The problem.
Leaving the pictures out, print the lines from the first line of the listing through the line containing "months = list(range(n_months))", exactly as they read, and no others.

================================

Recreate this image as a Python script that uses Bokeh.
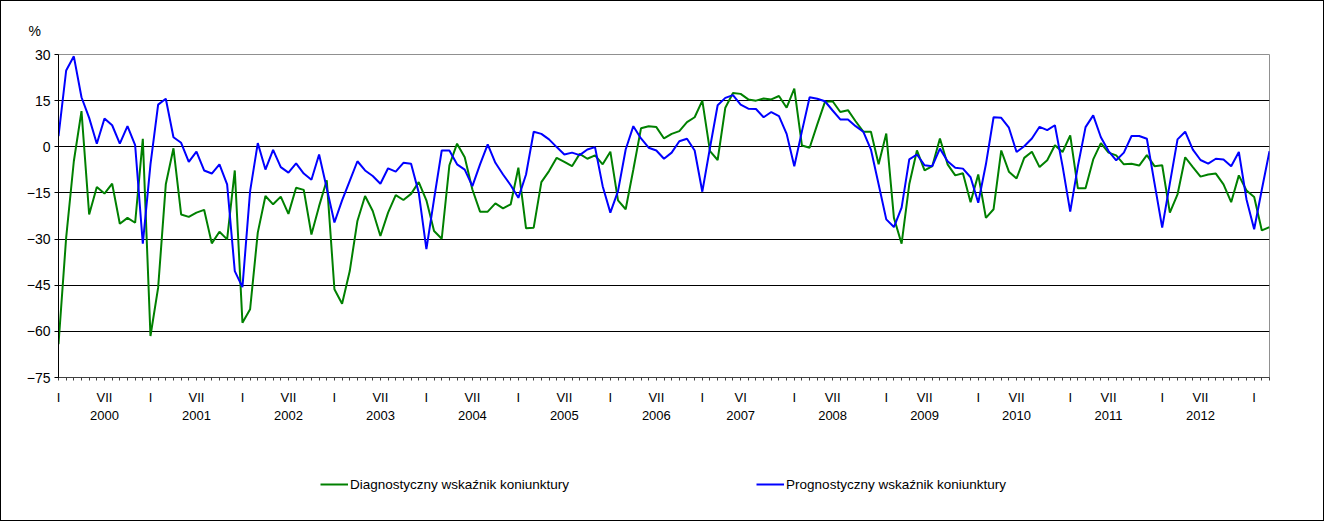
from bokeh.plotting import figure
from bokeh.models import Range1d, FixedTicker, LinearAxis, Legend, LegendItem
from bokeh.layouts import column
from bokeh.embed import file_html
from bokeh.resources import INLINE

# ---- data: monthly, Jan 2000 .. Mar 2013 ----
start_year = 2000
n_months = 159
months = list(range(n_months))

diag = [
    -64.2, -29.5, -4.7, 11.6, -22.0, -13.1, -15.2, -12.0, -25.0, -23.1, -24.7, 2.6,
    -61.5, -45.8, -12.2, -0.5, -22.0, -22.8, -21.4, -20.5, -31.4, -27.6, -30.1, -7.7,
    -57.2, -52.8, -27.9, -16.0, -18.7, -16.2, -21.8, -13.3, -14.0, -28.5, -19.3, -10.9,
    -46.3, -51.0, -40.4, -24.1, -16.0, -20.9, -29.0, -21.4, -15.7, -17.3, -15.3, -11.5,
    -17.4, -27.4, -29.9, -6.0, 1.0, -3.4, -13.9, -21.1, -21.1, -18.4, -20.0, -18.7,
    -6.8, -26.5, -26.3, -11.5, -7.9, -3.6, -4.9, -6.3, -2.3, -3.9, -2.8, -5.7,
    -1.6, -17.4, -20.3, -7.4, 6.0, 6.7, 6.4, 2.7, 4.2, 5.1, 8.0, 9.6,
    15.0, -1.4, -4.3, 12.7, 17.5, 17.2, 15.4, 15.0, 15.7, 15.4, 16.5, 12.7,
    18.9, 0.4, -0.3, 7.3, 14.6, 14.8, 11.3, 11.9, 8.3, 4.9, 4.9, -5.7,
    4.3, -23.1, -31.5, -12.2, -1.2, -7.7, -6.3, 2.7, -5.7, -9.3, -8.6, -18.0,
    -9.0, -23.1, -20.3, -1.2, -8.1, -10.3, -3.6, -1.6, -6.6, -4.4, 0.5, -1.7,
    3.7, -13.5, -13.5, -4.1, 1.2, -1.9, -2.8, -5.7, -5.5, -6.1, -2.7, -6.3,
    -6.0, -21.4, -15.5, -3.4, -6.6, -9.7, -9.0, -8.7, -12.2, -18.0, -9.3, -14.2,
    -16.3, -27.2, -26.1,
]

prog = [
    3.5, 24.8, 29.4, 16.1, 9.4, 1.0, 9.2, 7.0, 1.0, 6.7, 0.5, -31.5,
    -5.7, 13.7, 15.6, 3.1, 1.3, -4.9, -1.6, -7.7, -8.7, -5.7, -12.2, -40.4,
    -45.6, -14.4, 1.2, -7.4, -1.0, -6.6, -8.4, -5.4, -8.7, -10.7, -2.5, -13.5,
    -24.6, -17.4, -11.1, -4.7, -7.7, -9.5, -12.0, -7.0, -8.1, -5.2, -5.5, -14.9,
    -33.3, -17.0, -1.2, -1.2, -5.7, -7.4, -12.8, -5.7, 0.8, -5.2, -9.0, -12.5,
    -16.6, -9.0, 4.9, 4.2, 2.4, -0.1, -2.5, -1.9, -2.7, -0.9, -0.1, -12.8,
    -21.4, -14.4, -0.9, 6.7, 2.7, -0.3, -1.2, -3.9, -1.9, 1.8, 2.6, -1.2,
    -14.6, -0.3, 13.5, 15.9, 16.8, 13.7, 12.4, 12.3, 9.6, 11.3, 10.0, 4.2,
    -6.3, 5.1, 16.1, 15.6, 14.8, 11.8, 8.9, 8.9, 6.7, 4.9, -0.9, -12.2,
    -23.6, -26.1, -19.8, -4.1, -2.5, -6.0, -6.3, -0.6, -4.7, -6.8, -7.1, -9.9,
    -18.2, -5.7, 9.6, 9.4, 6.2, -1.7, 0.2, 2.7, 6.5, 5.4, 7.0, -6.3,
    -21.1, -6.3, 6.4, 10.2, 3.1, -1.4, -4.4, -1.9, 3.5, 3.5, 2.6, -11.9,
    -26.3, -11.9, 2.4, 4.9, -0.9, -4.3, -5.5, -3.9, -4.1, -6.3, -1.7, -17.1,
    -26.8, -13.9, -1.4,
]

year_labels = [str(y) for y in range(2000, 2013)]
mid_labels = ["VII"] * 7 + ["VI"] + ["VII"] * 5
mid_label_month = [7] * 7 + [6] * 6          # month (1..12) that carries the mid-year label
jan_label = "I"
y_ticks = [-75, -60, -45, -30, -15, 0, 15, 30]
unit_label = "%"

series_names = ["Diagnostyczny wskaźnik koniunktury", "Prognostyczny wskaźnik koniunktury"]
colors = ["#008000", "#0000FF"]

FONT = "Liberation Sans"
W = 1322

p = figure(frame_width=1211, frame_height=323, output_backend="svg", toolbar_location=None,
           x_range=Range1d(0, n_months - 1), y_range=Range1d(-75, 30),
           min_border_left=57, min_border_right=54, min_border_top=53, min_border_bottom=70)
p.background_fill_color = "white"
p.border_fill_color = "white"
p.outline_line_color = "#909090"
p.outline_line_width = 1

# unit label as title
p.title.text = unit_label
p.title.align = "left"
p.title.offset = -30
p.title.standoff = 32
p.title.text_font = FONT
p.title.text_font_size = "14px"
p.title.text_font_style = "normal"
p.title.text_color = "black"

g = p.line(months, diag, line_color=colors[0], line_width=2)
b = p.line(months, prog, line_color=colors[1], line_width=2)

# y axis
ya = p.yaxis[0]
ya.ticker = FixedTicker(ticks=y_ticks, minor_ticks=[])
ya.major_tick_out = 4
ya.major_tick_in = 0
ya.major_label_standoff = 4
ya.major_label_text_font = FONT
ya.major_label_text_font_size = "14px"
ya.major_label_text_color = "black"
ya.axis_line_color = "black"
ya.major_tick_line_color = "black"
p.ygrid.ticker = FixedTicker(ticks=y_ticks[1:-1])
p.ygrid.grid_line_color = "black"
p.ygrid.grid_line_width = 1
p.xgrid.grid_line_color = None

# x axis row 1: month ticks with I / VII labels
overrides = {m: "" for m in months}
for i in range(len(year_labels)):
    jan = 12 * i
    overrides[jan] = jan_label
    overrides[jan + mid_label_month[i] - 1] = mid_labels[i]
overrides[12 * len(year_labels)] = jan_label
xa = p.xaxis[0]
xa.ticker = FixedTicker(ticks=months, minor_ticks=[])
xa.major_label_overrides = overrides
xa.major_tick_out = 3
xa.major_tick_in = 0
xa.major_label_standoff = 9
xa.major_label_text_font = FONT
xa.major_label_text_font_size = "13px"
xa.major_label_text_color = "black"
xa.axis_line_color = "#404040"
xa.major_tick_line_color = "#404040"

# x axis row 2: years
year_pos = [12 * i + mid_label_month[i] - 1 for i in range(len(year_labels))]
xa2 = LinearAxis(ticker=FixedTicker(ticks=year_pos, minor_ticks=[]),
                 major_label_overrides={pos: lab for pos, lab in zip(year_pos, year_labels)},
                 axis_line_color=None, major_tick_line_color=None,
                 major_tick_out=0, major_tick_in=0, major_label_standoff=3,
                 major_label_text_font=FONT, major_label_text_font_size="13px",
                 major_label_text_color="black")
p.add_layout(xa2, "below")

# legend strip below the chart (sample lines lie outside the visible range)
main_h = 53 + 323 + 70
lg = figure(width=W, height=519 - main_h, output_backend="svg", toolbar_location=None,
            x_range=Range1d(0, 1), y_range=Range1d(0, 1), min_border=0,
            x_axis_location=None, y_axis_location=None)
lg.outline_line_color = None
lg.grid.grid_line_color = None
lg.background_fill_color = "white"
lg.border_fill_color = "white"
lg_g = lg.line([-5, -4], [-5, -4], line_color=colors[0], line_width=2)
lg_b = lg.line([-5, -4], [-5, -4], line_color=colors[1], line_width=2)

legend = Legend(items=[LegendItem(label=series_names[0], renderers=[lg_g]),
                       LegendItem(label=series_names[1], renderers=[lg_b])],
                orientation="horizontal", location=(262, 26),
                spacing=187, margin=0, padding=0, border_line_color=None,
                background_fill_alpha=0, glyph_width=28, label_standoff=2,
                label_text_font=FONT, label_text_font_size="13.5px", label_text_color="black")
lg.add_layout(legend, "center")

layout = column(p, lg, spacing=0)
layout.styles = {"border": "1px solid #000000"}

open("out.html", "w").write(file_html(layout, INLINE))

================================

Output below.
Recreate this image as a Python script that uses Bokeh.
from bokeh.plotting import figure
from bokeh.models import Range1d, FixedTicker, LinearAxis, Legend, LegendItem
from bokeh.layouts import column
from bokeh.embed import file_html
from bokeh.resources import INLINE

# ---- data: monthly, Jan 2000 .. Mar 2013 ----
start_year = 2000
n_months = 159
months = list(range(n_months))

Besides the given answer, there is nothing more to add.